Eiffel inspirou-se na ponte Maria Pia
Aliás, devemos recordar que Gustave Eiffel se inspirou no arco da Ponte Maria Pia para desenhar um dos maiores viadutos jamais construídos na França – o Viaduto de Garabit – atravessando o Truyère (1882-1884). Ora, tentando chegar ao fim da Linha, como quem diz – ao fim da História – afinal que sombra foi essa que Eiffel projetou sob Théophile Seyrig e, quem era esse Seyrig? Ora, Théophile Seyrig era um engenheiro alemão que a dada altura se associou a Gustave Eiffel (1869) dando origem à firma Eiffel & Cie. A Ponte Maria Pia, em particular, é atribuída a Eiffel, e nem tanto a outros intervenientes ou colaboradores de Eiffel, como era o caso de Seyrig que, em boa verdade, foi quem idealizou a peça-chave de toda essa fabulosa Obra de Arte: o enorme arco de ferro. Não obstante, a Ponte Maria Pia merecer que se evoquem todos e todas quantos contribuíram para lhe dar corpo – desde a pequena pedra, passando pelo rebite mais insignificante – a verdade é que nem sempre isso sucede. O estrelato é tantas vezes dado a muitos que, apesar de o merecerem sobremaneira, não estiveram sós. Daí, muito do nosso património industrial ser conotado de forma parcial com os seus autores, ou, até mesmo erradamente com determinadas figuras mais mediáticas, incorrendo-se muitas vezes em meias verdades ou até em inverdades.

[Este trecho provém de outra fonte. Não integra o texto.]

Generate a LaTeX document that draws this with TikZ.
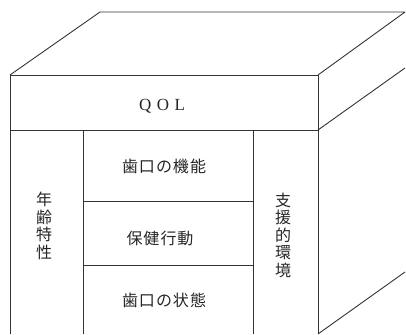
\documentclass[tikz,border=0pt]{standalone}
\usepackage{fontspec}
\setmainfont{Liberation Serif}
\newfontfamily\jp{Noto Sans CJK JP}
\begin{document}
\begin{tikzpicture}[x=1pt,y=-1pt,
  edge/.style={draw=black!80,line width=0.9pt,line join=round},
  jptext/.style={font=\jp\fontsize{16}{17.5}\selectfont,text=black!85,inner sep=0pt},
  vtext/.style={jptext,align=center}]
\useasboundingbox (0,0) rectangle (406,334);
% top face
\draw[edge] (10,75) -- (100,12) -- (405,12) -- (318,75);
% front face
\draw[edge] (10,334) -- (10,75) -- (318,75) -- (318,334);
\draw[edge] (10,130) -- (318,130);
% right face
\draw[edge] (318,130) -- (405,68);
\draw[edge] (318,334) -- (405,272);
% inner columns
\draw[edge] (83,130) -- (83,334);
\draw[edge] (253,130) -- (253,334);
\draw[edge] (83,201.5) -- (253,201.5);
\draw[edge] (83,265) -- (253,265);
% labels
\node[font=\fontsize{17}{19}\selectfont,text=black!85,inner sep=0pt] (qol) at (162,106) {Q\hspace{0.32em}O\hspace{0.32em}L};
\node[jptext] (kinou) at (164,166.5) {歯\hspace{1pt}口\hspace{1pt}の\hspace{1pt}機\hspace{1pt}能};
\node[jptext] (koudou) at (160,238) {保\hspace{1pt}健\hspace{1pt}行\hspace{1pt}動};
\node[jptext] (joutai) at (164,300) {歯\hspace{1pt}口\hspace{1pt}の\hspace{1pt}状\hspace{1pt}態};
\node[vtext] (nenrei) at (44,226) {年\\齢\\特\\性};
\node[vtext] (shien) at (283,235) {支\\援\\的\\環\\境};
\end{tikzpicture}
\end{document}
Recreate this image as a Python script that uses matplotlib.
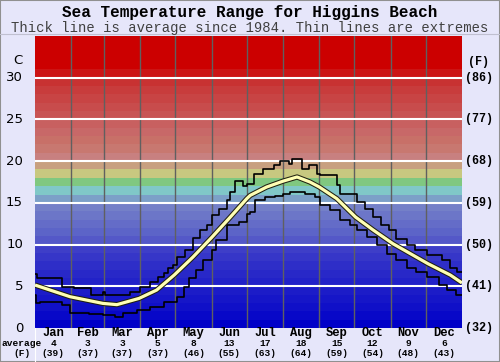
import matplotlib.pyplot as plt
import numpy as np

# ------------------------------------------------
# DATA
# ------------------------------------------------

MONTHS      = ["Jan", "Feb", "Mar", "Apr", "May", "Jun",
               "Jul", "Aug", "Sep", "Oct", "Nov", "Dec"]
MONTH_DAYS  = [31, 28, 31, 30, 31, 30, 31, 31, 30, 31, 30, 31]
AVG_C       = [4, 3, 3, 5, 8, 13, 17, 18, 15, 12, 9, 6]
AVG_F       = [39, 37, 37, 37, 46, 55, 63, 64, 59, 54, 48, 43]

C_TICKS     = [0, 5, 10, 15, 20, 25, 30]
F_LABELS    = ["(32)", "(41)", "(50)", "(59)", "(68)", "(77)", "(86)"]

# average since 1984 (day of year, deg C)
avg_day  = [0, 30, 58, 70, 89, 104, 119, 135, 151, 167, 181, 184, 198,
            212, 224, 235, 243, 258, 274, 289, 306, 321, 336, 355, 365]
avg_temp = [5.15, 3.75, 2.95, 2.8, 3.55, 4.55, 6.35, 8.5, 10.85, 13.3, 15.5, 15.9, 16.9,
            17.6, 18.1, 17.5, 16.9, 15.5, 13.3, 11.75, 10.1, 8.9, 7.7, 6.35, 5.4]

# highest recorded (step line)
max_day  = [0, 2, 23, 33, 48, 58, 60, 81, 90, 98, 105, 110, 114, 118, 121,
            128, 135, 141, 147, 151, 157, 164, 167, 171, 178, 181, 187, 195,
            204, 209, 217, 220, 228, 234, 241, 244, 258, 261, 275, 282, 289,
            296, 303, 309, 318, 325, 335, 348, 355, 361, 365]
max_temp = [6.45, 5.95, 4.95, 4.75, 3.95, 4.35, 4.0, 4.35, 4.95, 5.55, 6.15, 6.55, 7.15, 7.55, 8.55,
            9.35, 10.75, 11.75, 12.35, 13.55, 14.3, 15.3, 16.3, 17.65, 17.0, 17.3, 18.5, 19.1,
            19.5, 20.0, 19.6, 20.3, 19.1, 19.5, 18.5, 18.3, 17.1, 16.1, 15.1, 14.3, 13.3,
            12.3, 11.7, 10.7, 9.9, 9.3, 8.7, 8.1, 7.15, 6.7, 6.7]

# lowest recorded (step line)
min_day  = [0, 1, 4, 23, 30, 46, 58, 68, 75, 87, 98, 110, 121, 127, 132,
            138, 144, 151, 155, 164, 174, 181, 184, 188, 197, 205, 212, 218,
            231, 239, 244, 252, 261, 269, 275, 284, 292, 301, 309, 318, 326,
            335, 345, 352, 360, 365]
min_temp = [3.95, 2.95, 3.15, 2.75, 1.85, 1.7, 1.55, 1.35, 1.85, 2.15, 2.55, 3.15, 3.75, 4.95, 5.95,
            6.95, 8.15, 9.35, 10.55, 12.35, 12.75, 13.7, 13.9, 15.3, 15.65, 15.8, 16.1, 16.3,
            16.1, 15.65, 14.7, 14.1, 12.9, 12.3, 11.7, 10.9, 9.9, 8.9, 8.15, 7.15, 6.7,
            6.15, 5.15, 4.55, 3.95, 3.95]

# background colour bands, one per degree C from 0 up
BANDS = [(0, 0, 200), (8, 8, 200), (16, 16, 200), (22, 22, 200), (28, 28, 200),
         (34, 34, 200), (40, 40, 200), (46, 46, 200), (54, 54, 200), (62, 62, 200),
         (84, 88, 200), (92, 100, 200), (100, 108, 200), (108, 118, 200), (116, 128, 200),
         (124, 160, 200), (128, 200, 200), (128, 200, 128), (200, 200, 128), (200, 160, 128),
         (200, 128, 128), (200, 120, 112), (200, 112, 104), (200, 104, 104), (200, 96, 96),
         (200, 84, 84), (200, 76, 76), (200, 68, 68), (200, 60, 60), (200, 50, 50),
         (204, 20, 20), (204, 0, 0), (204, 0, 0), (204, 0, 0), (204, 0, 0)]

BG   = "#e6e6fa"
MONO = "Liberation Mono"

# ------------------------------------------------
# PLOT
# ------------------------------------------------

fig = plt.figure(figsize=(5, 3.62), dpi=100, facecolor=BG)
ax = fig.add_axes([35 / 500, 1 - 328 / 362, 427 / 500, 292 / 362])

for i, c in enumerate(BANDS):
    ax.axhspan(i, i + 1, color=np.array(c) / 255, lw=0)

bounds = np.cumsum(MONTH_DAYS)[:-1]
for b in bounds:
    ax.axvline(b, color="#606060", lw=1)
for t in C_TICKS[1:]:
    ax.axhline(t, color="white", lw=1.5)

ax.plot(max_day, max_temp, drawstyle="steps-post", color="black", lw=1.2)
ax.plot(min_day, min_temp, drawstyle="steps-post", color="black", lw=1.2)
ax.plot(avg_day, avg_temp, color="#202010", lw=3.8, solid_capstyle="butt")
ax.plot(avg_day, avg_temp, color="#ffffb4", lw=2.3, solid_capstyle="butt")

ax.set_xlim(0, 365)
ax.set_ylim(0, 35)
ax.set_xticks([])
ax.set_yticks([])
for s in ax.spines.values():
    s.set_visible(False)

# ------------------------------------------------
# TEXT
# ------------------------------------------------

fig.text(0.5, 1 - 13 / 362, "Sea Temperature Range for Higgins Beach",
         ha="center", va="center", family=MONO, weight="bold", fontsize=11.5)
fig.text(0.5, 1 - 28 / 362, "Thick line is average since 1984. Thin lines are extremes",
         ha="center", va="center", family=MONO, fontsize=10, color="#404040")

def ypix(v):
    return 1 - (328 - v * 292 / 35) / 362

for t, f in zip(C_TICKS, F_LABELS):
    fig.text(23 / 500, ypix(t), str(t), ha="right", va="center", fontsize=9.5)
    fig.text(479 / 500, ypix(t), f, ha="center", va="center",
             family=MONO, weight="bold", fontsize=8.5)
fig.text(18 / 500, 1 - 61 / 362, "C", ha="center", va="center", fontsize=9.5)
fig.text(478 / 500, 1 - 62 / 362, "(F)", ha="center", va="center",
         family=MONO, weight="bold", fontsize=8.5)

starts = np.concatenate([[0], np.cumsum(MONTH_DAYS)[:-1]])
for m, s, d, c, f in zip(MONTHS, starts, MONTH_DAYS, AVG_C, AVG_F):
    xf = (35 + (s + d / 2) * 427 / 365) / 500
    fig.text(xf, 1 - 333 / 362, m, ha="center", va="center",
             family=MONO, weight="bold", fontsize=8.7)
    fig.text(xf, 1 - 343 / 362, str(c), ha="center", va="center",
             family=MONO, weight="bold", fontsize=6.8)
    fig.text(xf, 1 - 353 / 362, f"({f})", ha="center", va="center",
             family=MONO, weight="bold", fontsize=6.8)
fig.text(22 / 500, 1 - 343 / 362, "average", ha="center", va="center",
         family=MONO, weight="bold", fontsize=6.8)
fig.text(22 / 500, 1 - 353 / 362, "(F)", ha="center", va="center",
         family=MONO, weight="bold", fontsize=6.8)

fig.add_artist(plt.Line2D([0, 1], [1 - 34 / 362] * 2, color="#c0c0d0", lw=0.8))
fig.add_artist(plt.Line2D([35 / 500] * 2, [0, 1 - 328 / 362], color="#ffffff", lw=0.8))
fig.add_artist(plt.Rectangle((0, 0), 1, 1, fill=False, ec="#909090", lw=1.5,
                             transform=fig.transFigure))

fig.savefig("out.png", dpi=100, facecolor=BG)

Seyrig e o mérito da Ponte
O facto de Eiffel ser considerado, grosso modo, como “pai” da velha Ponte Maria Pia, a verdade é que ela será mais uma invenção de Seyrig, até porque o famoso arco foi Seyrig quem o projetou. Esse ofuscamento que recaiu sob Théophile Seyrig compreende-se pelo facto de ter sido Eiffel o Diretor do projeto, por Eiffel ter estado presente na inauguração da travessia (dando a cara pelo empreendimento) e, também, pelo facto de na denominação da empresa construtora constar o seu nome. Além disso, Seyrig abandonou a Sociedade com Eiffel em junho de 1881 – poucos anos após a inauguração da Ponte Maria Pia – associando-se posteriormente a uma empresa concorrente de Eiffel – a Sociètè de Construction de Willebroeck, oriunda da Bélgica. Além disso, quando foi realizado o concurso para construir a nova travessia do rio Douro – a Ponte Luís I (inaugurada em 1886) – a empresa belga para a qual Seyrig passou a trabalhar venceu-o de forma cabal, relegando para as calendas gregas quer a empresa de Eiffel quer outras concorrentes, demonstrando o quanto era arrojada nos seus trabalhos.
Théophile Seyrig nasceu em Berlim aos 19 de fevereiro de 1843 e faleceu em França aos 5 de julho de 1923 – foi um engenheiro que, tal como Eiffel, se formou na Ecole Centrale des Arts et Manufactures de Paris.